What Are Black Holes?
Black holes are astronomical objects composed of a singularity and event horizon that consume everything around them. However, Dr Erik Curiel of the Munich Centre for Mathematical Philosophy at Ludwig-Maximilian University shows in a recent paper in Nature Astronomy that the definition of black holes is surprisingly tricky: “The properties of black holes are the subject of investigations in a range of subdisciplines of physics – in optical physics, in quantum physics and of course in astrophysics. But each of these specialties approaches the problem with its own specific set of theoretical concepts.” Curiel, who studied philosophy and theoretical physics at Harvard and the University of Chicago, argues that the answer must be strongly informed by philosophy: “Phenomena such as black holes belong to a realm that is inaccessible to observation and experiment. Work based on the assumption that black holes exist therefore involves a level of speculation that is unusual even for the field of theoretical physics.” He came across many different definitions of black holes, and he believes this to be a positive sign, as they open up a variety of scientific approaches.

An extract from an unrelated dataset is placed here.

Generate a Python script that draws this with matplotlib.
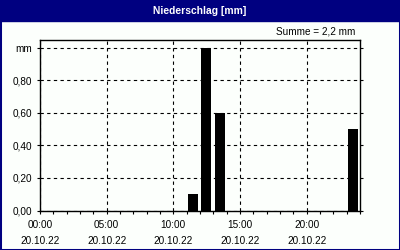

Karl Marx as a Cartoon Hero
Karl Marx’s grave: a communist plot?
China’s Communist Party has thought of a new way of communicating Marxist ideas: a cartoon series called The Leader. Commissioned on the occasion of his 200th birthday, it portrays Karl as a clean-shaven, romantic young scholar who wants to save humanity. Script author Zhuo Sina comments: “We’re using the medium of cartoon in the hope that more young people will find out about him. They don’t always really understand philosophy or have an interest in it. There are plenty of resources, many books about Marx, but this is really intended to be for young people.” The Leader gained an average star rating of 2/5 from users of Chinese film and literature website Douban.
Meanwhile in London, Karl Marx’s tomb in Highgate Cemetery was vandalised twice in February. Slogans were daubed all over it in red paint. One read: “Architect of Genocide terror + oppression mass murder.” One visitor, Max Blowfield of the British Museum, expressed his sadness to the BBC: “I’m just surprised that somebody in 2019 feels the need to do something like that.”